For, yes, euphuism is the word we use to refer to self-consciously erudite and overly flowery prose. And some people do write it. I won’t be so mean as to link to a recent example I’ve read, but it’s entertaining in its sick way to see a bloke in his twenties try through euphuism to sound pompous and established – while, in the next article on the same site, a bloke in his seventies who is well-established writes with the liveliness of a young man.

And where does this word come from, euphuism? It certainly has an air of emphatic enthusiasm about it, replacing as it seems to the demure phem of euphemism with a spouting phu. You can hear through it the author thinking “Yoo-hoo! Look over here!” But you know that it comes from Greek – the eu is a prefix meaning “good” or “pleasant” (as in euthanasia and eulogy, the first of which should happen to euphuisms and the second of which would be a good send-off for them only if brief), and the ph in European words is a reliable flag of Greek via Latin (you may also see it, standing for /p/ plus aspiration, in loans from Sanskrit, Thai, and a few other tongues).

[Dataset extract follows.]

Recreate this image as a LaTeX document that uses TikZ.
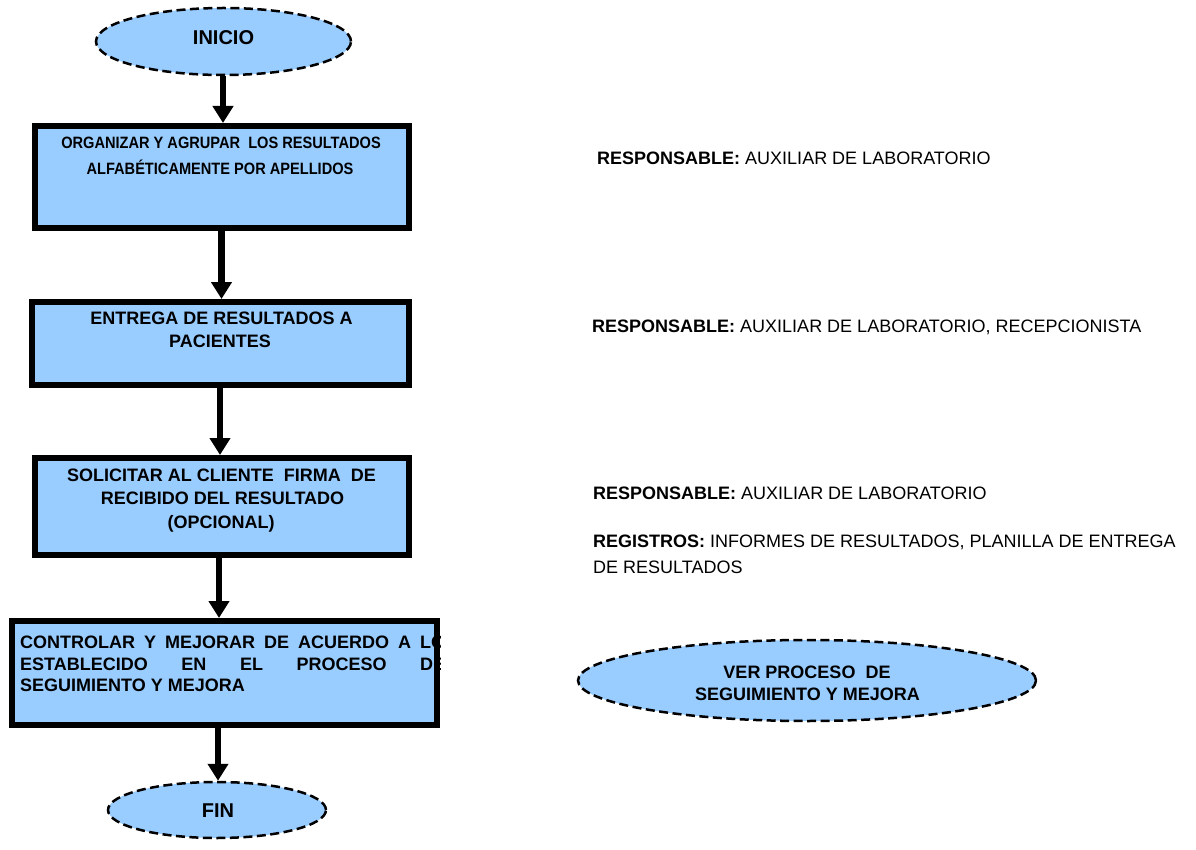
\documentclass[tikz,border=0pt]{standalone}
\usepackage{fontspec}
\setmainfont{Liberation Sans}
\newfontfamily\condfont[FakeStretch=0.89]{Liberation Sans}
\usetikzlibrary{shapes.geometric,arrows.meta}
\definecolor{boxblue}{HTML}{99CCFF}
\tikzset{
  procbox/.style={draw=black, fill=boxblue, line width=6pt, rectangle, inner sep=0pt},
  termnode/.style={draw=black, fill=boxblue, line width=2.5pt, dash pattern=on 9pt off 4.5pt, ellipse, inner sep=0pt},
  arr/.style={line width=6.5pt, -{Triangle[length=17pt,width=20pt]}},
  lbl/.style={inner sep=0pt, anchor=base, font=\fontsize{18}{21}\selectfont\bfseries},
  lblc/.style={inner sep=0pt, anchor=base, font=\fontsize{16.4}{19}\selectfont\condfont\bfseries},
  lbll/.style={inner sep=0pt, anchor=base west, font=\fontsize{18}{21}\selectfont\bfseries},
  side/.style={inner sep=0pt, anchor=base west, font=\fontsize{18}{21}\selectfont},
  term/.style={inner sep=0pt, anchor=base, font=\fontsize{20}{24}\selectfont\bfseries}
}
\begin{document}
\begin{tikzpicture}[x=1pt,y=-1pt]
\useasboundingbox (0,0) rectangle (1196,850);
% terminals
\node[termnode, minimum width=255pt, minimum height=67pt] (inicio) at (223.5,41.5) {};
\node[term] (tinicio) at (223.5,44.7) {INICIO};
\node[termnode, minimum width=218pt, minimum height=56pt] (fin) at (217,810) {};
\node[term] (tfin) at (218,817.2) {FIN};
% boxes
\node[procbox, minimum width=374pt, minimum height=102pt] (b1) at (222,177) {};
\node[lblc] (t1a) at (221,148.7) {ORGANIZAR Y AGRUPAR\ \ LOS RESULTADOS};
\node[lblc] (t1b) at (220,174.7) {ALFABÉTICAMENTE POR APELLIDOS};

\node[procbox, minimum width=377pt, minimum height=83pt] (b2) at (220.5,343.5) {};
\node[lbl] (t2a) at (221.5,324.4) {ENTREGA DE RESULTADOS A};
\node[lbl] (t2b) at (220,347.4) {PACIENTES};

\node[procbox, minimum width=374pt, minimum height=97pt] (b3) at (222,506.5) {};
\node[lbl] (t3a) at (221.5,481.4) {SOLICITAR AL CLIENTE\ \ FIRMA\ \ DE};
\node[lbl] (t3b) at (222.5,504.4) {RECIBIDO DEL RESULTADO};
\node[lbl] (t3c) at (221,528.4) {(OPCIONAL)};

\node[procbox, minimum width=425pt, minimum height=104pt] (b4) at (224.5,673) {};
\begin{scope}
\clip (b4.north west) rectangle (b4.south east);
\node[lbll] (t4a) at (20,648.4) {\makebox[425pt][s]{CONTROLAR Y MEJORAR DE ACUERDO A LO}};
\node[lbll] (t4b) at (20,670.4) {\makebox[425pt][s]{ESTABLECIDO EN EL PROCESO DE}};
\node[lbll] (t4c) at (20,691.4) {SEGUIMIENTO Y MEJORA};
\end{scope}
\draw[line width=6pt] (b4.north west) ++(3,3) rectangle ([shift={(-3,-3)}]b4.south east);

% side ellipse
\node[termnode, minimum width=458pt, minimum height=81pt] (ver) at (807,680.5) {};
\node[lbl] (tver1) at (807,678.4) {VER PROCESO\ \ DE};
\node[lbl] (tver2) at (807.5,700.4) {SEGUIMIENTO Y MEJORA};

% side texts
\node[side] (r1) at (597,164.4) {\textbf{RESPONSABLE:} AUXILIAR DE LABORATORIO};
\node[side] (r2) at (592,332.4) {\textbf{RESPONSABLE:} AUXILIAR DE LABORATORIO, RECEPCIONISTA};
\node[side] (r3) at (593,499.4) {\textbf{RESPONSABLE:} AUXILIAR DE LABORATORIO};
\node[side] (r4) at (593,547.4) {\textbf{REGISTROS:} INFORMES DE RESULTADOS, PLANILLA DE ENTREGA};
\node[side] (r5) at (593,573.4) {DE RESULTADOS};

% arrows
\coordinate (a1) at (223,0);
\coordinate (a2) at (221.5,0);
\coordinate (a3) at (220,0);
\coordinate (a4) at (219,0);
\coordinate (a5) at (218,0);
\draw[arr] (inicio.south -| a1) -- (b1.north -| a1);
\draw[arr] (b1.south -| a2) -- (b2.north -| a2);
\draw[arr] (b2.south -| a3) -- (b3.north -| a3);
\draw[arr] (b3.south -| a4) -- (b4.north -| a4);
\draw[arr] (b4.south -| a5) -- (fin.north -| a5);
\end{tikzpicture}
\end{document}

Specifically, though, euphuism is an eponym. It is named after the main character of a couple of works written by John Lyly in 1578 and 1580: Euphues. His prose style was not simply florid willy-nilly but according to some specific principles – as the OED elucidates, “the continual recurrence of antithetic clauses in which the antithesis is emphasized by means of alliteration; the frequent introduction of a long string of similes all relating to the same subject, often drawn from the fabulous qualities ascribed to plants, minerals, and animals; and the constant endeavour after subtle refinement of expression.” But any kind of excessively affected prose may earn the monicker now.

Euphues in turn got his name from Greek εὐϕυής euphués “well-endowed by nature”. And indeed we see that the writers of euphuism, wanting to show themselves and their prose well endowed, resort to artificial expanders. Their goal is to show themselves, as it were, damn well hung; I rather think they should be damn well hanged.